- Microsoft says the Cobalt 200 delivers a 50% performance increase over Cobalt 100 systems
- Microsoft targets data analytics and web services using workload-specific design methods
- Per-core DVFS adjusts power consumption independently across all 132 cores
Microsoft has introduced the Cobalt 200, a new Arm-based CPU designed for cloud services across Azure.
The company says the chip, which succeeds the Cobalt 100 and maintains compatibility with existing deployments, was designed using workload patterns observed across Azure environments, rather than industry-standard benchmarks, and delivers up to 50% higher performance.

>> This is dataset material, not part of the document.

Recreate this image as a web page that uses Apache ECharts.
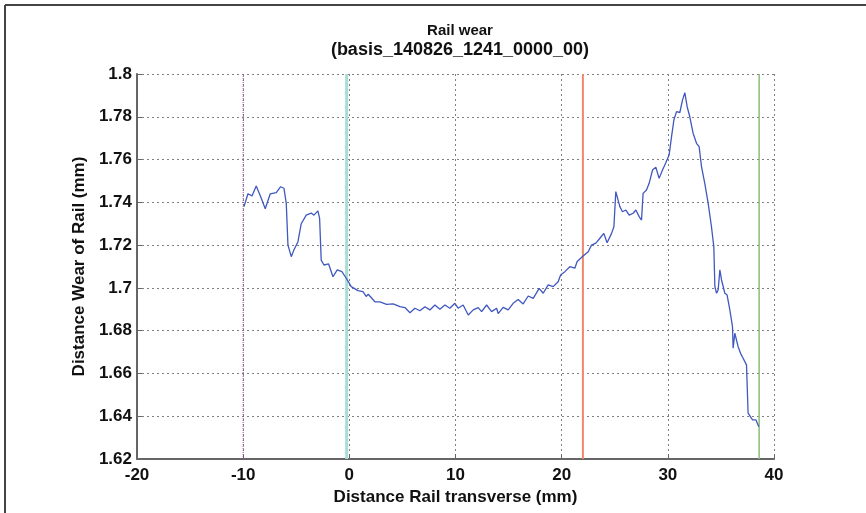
<!DOCTYPE html>
<html>
<head>
<meta charset="utf-8">
<script src="https://cdn.jsdelivr.net/npm/echarts@6/dist/echarts.min.js"></script>
<style>
html,body{margin:0;padding:0;background:#fff;}
#chart{width:866px;height:513px;}
</style>
</head>
<body>
<div id="chart"></div>
<script>
// Data
var titleText = 'Rail wear';
var subtitleText = '(basis_140826_1241_0000_00)';
var xAxisName = 'Distance Rail transverse (mm)';
var yAxisName = 'Distance Wear of Rail (mm)';
var xTicks = [-20, -10, 0, 10, 20, 30, 40];
var yTicks = [1.62, 1.64, 1.66, 1.68, 1.7, 1.72, 1.74, 1.76, 1.78, 1.8];

var xs = [
 -9.92,-9.55,-9.17,-8.77,-8.35,-7.92,-7.45,-6.88,-6.47,-6.16,-5.94,-5.78,-5.47,-5.22,-4.84,-4.53,-4.06,-3.59,-3.33,-2.96,-2.80,-2.65,-2.39,-1.95,-1.54,-1.14,-0.70,-0.29,0.18,0.81,1.28,1.59,
 1.78,2.41,2.88,3.51,4.13,4.76,5.24,5.71,6.18,6.65,7.12,7.59,8.06,8.53,9.00,9.47,9.94,10.25,10.72,11.20,11.67,12.14,12.46,12.93,13.40,13.87,
 14.02,14.49,14.96,15.43,15.90,16.37,16.85,17.32,17.88,18.26,18.73,19.20,19.67,19.90,20.30,20.77,21.24,21.46,22.02,22.50,22.81,23.22,23.60,23.97,24.28,24.70,24.92,
 25.10,25.23,25.48,25.73,26.05,26.36,26.73,26.99,27.30,27.52,27.67,27.99,28.24,28.56,28.87,29.18,29.50,29.81,30.12,30.35,30.57,30.82,31.13,31.38,31.60,31.82,32.07,
 32.38,32.70,32.95,33.17,33.48,33.80,34.11,34.33,34.43,34.59,34.74,34.90,35.06,35.37,35.58,35.84,36.09,36.15,36.31,36.62,36.85,37.09,37.41,37.56,37.72,37.98,38.29,38.57
];
var wear = [
 1.738,1.744,1.743,1.7476,1.7426,1.737,1.744,1.7445,1.7473,1.7466,1.7395,1.720,1.7146,1.7177,1.7216,1.730,1.734,1.735,1.734,1.736,1.7325,1.713,1.7107,1.7112,1.7052,1.7084,1.7076,1.7045,1.7006,1.6987,1.6982,1.696,
 1.697,1.6935,1.6935,1.6923,1.6925,1.6912,1.6908,1.6884,1.6905,1.6893,1.6912,1.6897,1.692,1.690,1.692,1.6905,1.6928,1.6905,1.692,1.6873,1.6897,1.6908,1.6889,1.692,1.6889,1.6905,
 1.688,1.6909,1.6897,1.6928,1.6946,1.6925,1.6962,1.6951,1.6998,1.6975,1.7014,1.7006,1.7029,1.706,1.7076,1.7099,1.7092,1.7123,1.7149,1.7169,1.720,1.7209,1.7232,1.7255,1.7211,1.7255,1.7286,
 1.745,1.7458,1.738,1.7356,1.7364,1.734,1.7349,1.7364,1.7333,1.7317,1.7442,1.7458,1.7489,1.7551,1.7564,1.7512,1.7551,1.7585,1.7621,1.7707,1.7785,1.7824,1.782,1.7878,1.7913,1.7847,1.780,
 1.7723,1.7676,1.766,1.7567,1.7489,1.7395,1.7286,1.7193,1.7006,1.6975,1.699,1.7084,1.7037,1.6975,1.6967,1.6897,1.6819,1.6718,1.6788,1.6725,1.6694,1.6671,1.664,1.6414,1.6406,1.6383,1.6383,1.6351
];

// vertical marker lines
var vlineX = [-10, -0.25, 22.0, 38.6];
var vlineColors = ['#9a4a9a', '#a8dcd6', '#f0876a', '#8cbc78'];
var vlineWidths = [1, 3, 2, 1.5];
var vlineTypes = ['dotted', 'solid', 'solid', 'solid'];

var chart = echarts.init(document.getElementById('chart'), null, {renderer: 'canvas'});
var FONT = 'Liberation Sans, Arial, sans-serif';

var curve = xs.map(function (x, i) { return [x, wear[i]]; });

var series = [];
vlineX.forEach(function (x, i) {
  series.push({
    type: 'line',
    data: [[x, yTicks[0]], [x, yTicks[yTicks.length - 1]]],
    symbol: 'none',
    silent: true,
    lineStyle: {color: vlineColors[i], width: vlineWidths[i], type: vlineTypes[i]},
    z: 3
  });
});
series.push({
  type: 'line',
  data: curve,
  symbol: 'none',
  lineStyle: {color: '#4058c0', width: 1.3},
  z: 5
});

chart.setOption({
  animation: false,
  backgroundColor: '#fff',
  title: {
    text: '{a|' + titleText + '}\n{b|' + subtitleText + '}',
    left: 455, top: 16, textAlign: 'center',
    textStyle: {
      rich: {
        a: {fontFamily: FONT, fontSize: 15, fontWeight: 'bold', color: '#111', lineHeight: 19, align: 'center'},
        b: {fontFamily: FONT, fontSize: 18, fontWeight: 'bold', color: '#111', lineHeight: 20, align: 'center'}
      }
    }
  },
  grid: {left: 137, right: 92, top: 74, bottom: 54},
  xAxis: {
    type: 'value', min: -20, max: 40, interval: 10,
    name: xAxisName, nameLocation: 'middle', nameGap: 26,
    nameTextStyle: {fontFamily: FONT, fontSize: 17, fontWeight: 'bold', color: '#111'},
    axisLine: {show: true, onZero: false, lineStyle: {color: '#666', width: 2}},
    axisTick: {show: true, inside: true, length: 5, lineStyle: {color: '#666'}},
    axisLabel: {fontFamily: FONT, fontSize: 17, fontWeight: 'bold', color: '#111', margin: 8,
      formatter: function (v) { return String(v); }},
    splitLine: {show: true, lineStyle: {color: '#808080', type: [2, 3], width: 1}}
  },
  yAxis: {
    type: 'value', min: 1.62, max: 1.8, interval: 0.02,
    name: yAxisName, nameLocation: 'middle', nameGap: 46, nameRotate: 90,
    nameTextStyle: {fontFamily: FONT, fontSize: 17, fontWeight: 'bold', color: '#111'},
    axisLine: {show: true, onZero: false, lineStyle: {color: '#666', width: 2}},
    axisTick: {show: true, inside: true, length: 5, lineStyle: {color: '#666'}},
    axisLabel: {fontFamily: FONT, fontSize: 17, fontWeight: 'bold', color: '#111', margin: 5,
      formatter: function (v) { return String(+v.toFixed(2)); }},
    splitLine: {show: true, lineStyle: {color: '#808080', type: [2, 3], width: 1}}
  },
  graphic: [
    {type: 'line', shape: {x1: 5, y1: 5, x2: 866, y2: 5}, style: {stroke: '#444', lineWidth: 2}, silent: true},
    {type: 'line', shape: {x1: 5, y1: 5, x2: 5, y2: 513}, style: {stroke: '#444', lineWidth: 2}, silent: true}
  ],
  series: series
});
</script>
</body>
</html>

These workloads include data analytics, web applications, network-intensive services, and systems that rely heavily on storage access for real-world use.
Efficiency-focused architecture and power management
The Cobalt 200 incorporates per-core Dynamic Voltage and Frequency Scaling (DVFS), which enables each of the 132 cores to operate at different performance levels, thereby reducing unnecessary power consumption.
The chip is manufactured on a 3nm process and is positioned as part of a wider strategy to manage power costs across data centres.
Compression, encryption and decompression tasks are handled by dedicated accelerators, freeing up CPU cycles and reducing computational overhead for services like Azure SQL.
Microsoft states that these accelerators arose from internal analysis showing that more than 30% of workloads rely on these operations.
The CPU includes a custom memory controller that encrypts memory by default without a significant performance penalty.
It also implements Arm’s Confidential Compute Architecture to isolate virtual machine memory from the hypervisor and host operating system.
Cobalt 200 systems integrate Azure’s hardware security module for encrypted key management.
It also supports compliance through Key Vault, which handles availability and scaling responsibilities for cryptographic keys, and Azure Boost, which handles offloading network and remote storage tasks to reduce latency and improve throughput.
Microsoft is positioning the Cobalt 200 as part of a broader platform rather than a stand-alone chip that powers systems across global Azure regions, with expanded availability planned for 2026.
The company plans to deploy the servers across its fleet, with live hardware already running in select data centers.
This announcement appears to favor lower power systems as data center energy demand increases.
Organizations can prioritize systems that reduce operating expenses, especially those that rely on distributed computing environments, workstations, GPU clusters, and multi-tier deployments that pair CPU-based tasks with accelerated workloads.
That said, the real measure of Cobalt 200 performance will depend on independent comparisons across competing cloud CPUs as customer access expands.